MIT Sloan School research fellow Michael Schrage had some recent advice to employees who wanted to advance innovation: bribe colleagues to help. Schrage specifically meant passing some R&D budget money to sales and marketing for help in getting in front of customers:

"If you're working on a cool new material or product prototype, you've got to ask yourself: Do you get a better return from making it "better"? Or would you learn more and get more from being exposed to the right kind of customer? No matter how excited you may be about your pet innovation's potential, if you don't have a budget to (help) put your money where your mouth is, how do you get internal partners to go along?"

Innovation as the image of the lone genius toiling away in a garage has long been a myth. Even Edison hired a team of inventors and scientists — and his first invention, a vote recorder for use by legislatures, went nowhere. Why? It sped the voting process, which is exactly what elected officials, who needed time to gain support for their positions, didn't want. In other words, Edison could have used some marketing collaboration.

Although Schrage was talking about larger corporations and their elaborate sets of fiefdoms, there is a principle here that applies to young companies. Everyone has self interests as well as duties within the business. To get the full cooperation and help from employees, you have to satisfy both the self interest and the duties. If not, they will find it difficult to participate in your innovation process, no matter how much you want them to ... or tell them to.

You don't have to bribe with money.

On the personal side, money is important, but it's generally not the best motivator in business. Better you provide recognition, room for people to significantly add to innovation, informal praise for work well done, and a chance to make a difference. You want creativity, so use some in structuring your bribes. Don't create the impression that you think employees can be bought.

When leaders are focused on motivating employees, they forget that they can demotivate them at the same time. It's like the classic compensation problem: A company wants result A, but provides compensation that drives employees to do B. Only, in this case, you potentially risk making it far too difficult for employees to do their regular work.

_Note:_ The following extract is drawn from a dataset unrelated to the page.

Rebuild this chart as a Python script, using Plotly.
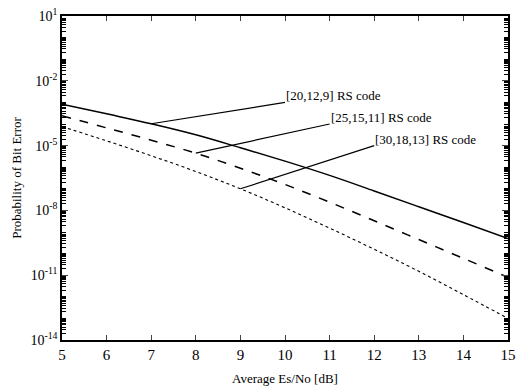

People want to feel that they are getting their jobs done well — that they're doing their duty. So carefully consider what you've already asked employees to do before pulling them into an innovation process. Sure, everyone is stretched and in a younger company, working harder is a replacement for resources you don't have. But be sure that everyone has the time to do their regular jobs. Otherwise, you risk your organization dropping the ball on basic operations, resulting in problems and frustrated employees who won't be able to bring their best to a new venture.